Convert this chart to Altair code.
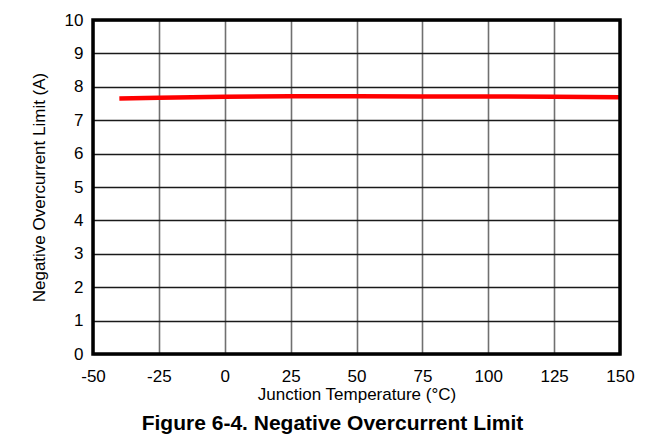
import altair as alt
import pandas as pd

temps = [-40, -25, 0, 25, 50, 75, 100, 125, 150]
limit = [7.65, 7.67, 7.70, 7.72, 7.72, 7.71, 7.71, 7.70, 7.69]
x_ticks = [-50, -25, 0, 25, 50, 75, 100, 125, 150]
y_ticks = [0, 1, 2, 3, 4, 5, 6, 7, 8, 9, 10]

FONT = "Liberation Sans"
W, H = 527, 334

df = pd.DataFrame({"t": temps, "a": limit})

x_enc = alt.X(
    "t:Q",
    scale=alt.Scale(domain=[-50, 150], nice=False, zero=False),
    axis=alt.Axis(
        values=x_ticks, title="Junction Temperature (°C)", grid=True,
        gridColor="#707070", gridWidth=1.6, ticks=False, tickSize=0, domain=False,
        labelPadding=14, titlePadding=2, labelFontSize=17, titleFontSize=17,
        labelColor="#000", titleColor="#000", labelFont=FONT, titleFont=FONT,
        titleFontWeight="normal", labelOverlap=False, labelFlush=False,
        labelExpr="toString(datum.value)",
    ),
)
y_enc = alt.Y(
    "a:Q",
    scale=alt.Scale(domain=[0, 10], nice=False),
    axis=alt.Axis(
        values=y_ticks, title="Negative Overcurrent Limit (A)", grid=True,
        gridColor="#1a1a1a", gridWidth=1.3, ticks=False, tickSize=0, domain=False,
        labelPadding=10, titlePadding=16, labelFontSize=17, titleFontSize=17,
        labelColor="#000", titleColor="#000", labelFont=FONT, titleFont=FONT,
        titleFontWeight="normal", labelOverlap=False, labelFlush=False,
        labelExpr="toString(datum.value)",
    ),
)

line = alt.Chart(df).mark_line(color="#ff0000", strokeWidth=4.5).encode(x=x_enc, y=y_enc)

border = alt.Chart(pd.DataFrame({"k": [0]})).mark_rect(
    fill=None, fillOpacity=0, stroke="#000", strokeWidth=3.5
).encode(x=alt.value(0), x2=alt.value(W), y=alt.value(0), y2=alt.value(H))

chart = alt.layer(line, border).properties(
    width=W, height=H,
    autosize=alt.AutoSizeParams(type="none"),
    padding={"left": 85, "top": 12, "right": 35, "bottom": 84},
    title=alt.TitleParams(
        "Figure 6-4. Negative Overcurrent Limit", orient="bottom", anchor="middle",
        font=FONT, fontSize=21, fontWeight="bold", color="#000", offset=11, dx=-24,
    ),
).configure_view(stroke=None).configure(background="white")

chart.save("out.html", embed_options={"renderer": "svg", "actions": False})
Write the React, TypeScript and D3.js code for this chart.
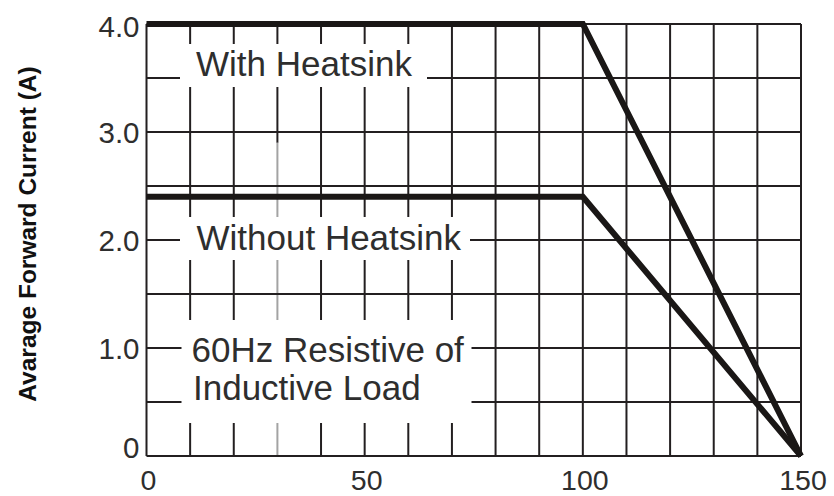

------------------------------------

INSTRUCTIONS TO FOLLOW:
Output the data above without changes, apart from leaving out the pictures.

ANSWER TO THE EXERCISE:
Convert this chart to Altair code.
import altair as alt
import pandas as pd

temps = [-40, -25, 0, 25, 50, 75, 100, 125, 150]
limit = [7.65, 7.67, 7.70, 7.72, 7.72, 7.71, 7.71, 7.70, 7.69]
x_ticks = [-50, -25, 0, 25, 50, 75, 100, 125, 150]
y_ticks = [0, 1, 2, 3, 4, 5, 6, 7, 8, 9, 10]

FONT = "Liberation Sans"
W, H = 527, 334

df = pd.DataFrame({"t": temps, "a": limit})

x_enc = alt.X(
    "t:Q",
    scale=alt.Scale(domain=[-50, 150], nice=False, zero=False),
    axis=alt.Axis(
        values=x_ticks, title="Junction Temperature (°C)", grid=True,
        gridColor="#707070", gridWidth=1.6, ticks=False, tickSize=0, domain=False,
        labelPadding=14, titlePadding=2, labelFontSize=17, titleFontSize=17,
        labelColor="#000", titleColor="#000", labelFont=FONT, titleFont=FONT,
        titleFontWeight="normal", labelOverlap=False, labelFlush=False,
        labelExpr="toString(datum.value)",
    ),
)
y_enc = alt.Y(
    "a:Q",
    scale=alt.Scale(domain=[0, 10], nice=False),
    axis=alt.Axis(
        values=y_ticks, title="Negative Overcurrent Limit (A)", grid=True,
        gridColor="#1a1a1a", gridWidth=1.3, ticks=False, tickSize=0, domain=False,
        labelPadding=10, titlePadding=16, labelFontSize=17, titleFontSize=17,
        labelColor="#000", titleColor="#000", labelFont=FONT, titleFont=FONT,
        titleFontWeight="normal", labelOverlap=False, labelFlush=False,
        labelExpr="toString(datum.value)",
    ),
)

line = alt.Chart(df).mark_line(color="#ff0000", strokeWidth=4.5).encode(x=x_enc, y=y_enc)

border = alt.Chart(pd.DataFrame({"k": [0]})).mark_rect(
    fill=None, fillOpacity=0, stroke="#000", strokeWidth=3.5
).encode(x=alt.value(0), x2=alt.value(W), y=alt.value(0), y2=alt.value(H))

chart = alt.layer(line, border).properties(
    width=W, height=H,
    autosize=alt.AutoSizeParams(type="none"),
    padding={"left": 85, "top": 12, "right": 35, "bottom": 84},
    title=alt.TitleParams(
        "Figure 6-4. Negative Overcurrent Limit", orient="bottom", anchor="middle",
        font=FONT, fontSize=21, fontWeight="bold", color="#000", offset=11, dx=-24,
    ),
).configure_view(stroke=None).configure(background="white")

chart.save("out.html", embed_options={"renderer": "svg", "actions": False})
Write the React, TypeScript and D3.js code for this chart.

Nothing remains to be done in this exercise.